* Work to do *
Copy exactly the lines from the start of the material through the line with "W, H = 1183, 764". Pictures stay out of the copy.

-- START Given material --

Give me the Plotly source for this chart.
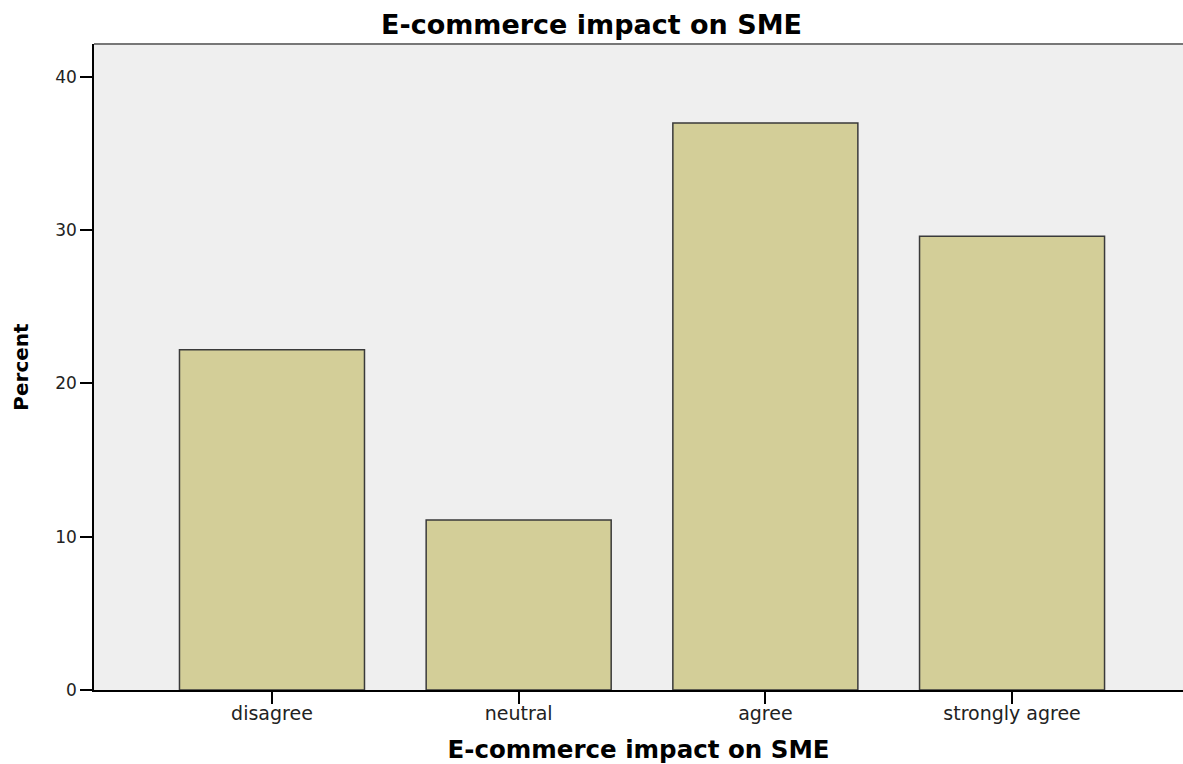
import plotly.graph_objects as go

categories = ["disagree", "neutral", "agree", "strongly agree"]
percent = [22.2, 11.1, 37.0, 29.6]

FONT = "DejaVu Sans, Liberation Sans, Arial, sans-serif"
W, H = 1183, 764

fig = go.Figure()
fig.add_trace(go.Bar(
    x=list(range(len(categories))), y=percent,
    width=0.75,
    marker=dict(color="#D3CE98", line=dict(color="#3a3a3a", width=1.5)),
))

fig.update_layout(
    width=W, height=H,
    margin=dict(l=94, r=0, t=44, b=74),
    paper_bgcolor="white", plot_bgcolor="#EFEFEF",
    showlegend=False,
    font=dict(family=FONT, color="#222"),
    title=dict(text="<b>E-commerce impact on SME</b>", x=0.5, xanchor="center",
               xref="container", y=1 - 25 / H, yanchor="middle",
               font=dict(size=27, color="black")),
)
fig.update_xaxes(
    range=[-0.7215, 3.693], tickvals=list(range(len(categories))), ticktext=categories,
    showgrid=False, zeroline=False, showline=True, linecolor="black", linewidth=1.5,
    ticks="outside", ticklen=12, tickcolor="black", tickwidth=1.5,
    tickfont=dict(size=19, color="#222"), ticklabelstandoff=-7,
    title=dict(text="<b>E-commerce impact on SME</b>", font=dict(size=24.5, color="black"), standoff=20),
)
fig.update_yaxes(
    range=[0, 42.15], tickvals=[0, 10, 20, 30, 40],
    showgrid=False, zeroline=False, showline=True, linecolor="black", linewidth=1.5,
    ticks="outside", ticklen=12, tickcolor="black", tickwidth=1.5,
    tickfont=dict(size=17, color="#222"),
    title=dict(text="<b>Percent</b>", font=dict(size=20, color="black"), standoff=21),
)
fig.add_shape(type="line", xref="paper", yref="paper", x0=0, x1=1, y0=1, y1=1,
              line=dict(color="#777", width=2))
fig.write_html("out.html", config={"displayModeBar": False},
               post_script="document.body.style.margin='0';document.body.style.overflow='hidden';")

-- END Given material --

* Answer for this exercise *
Give me the Plotly source for this chart.
import plotly.graph_objects as go

categories = ["disagree", "neutral", "agree", "strongly agree"]
percent = [22.2, 11.1, 37.0, 29.6]

FONT = "DejaVu Sans, Liberation Sans, Arial, sans-serif"
W, H = 1183, 764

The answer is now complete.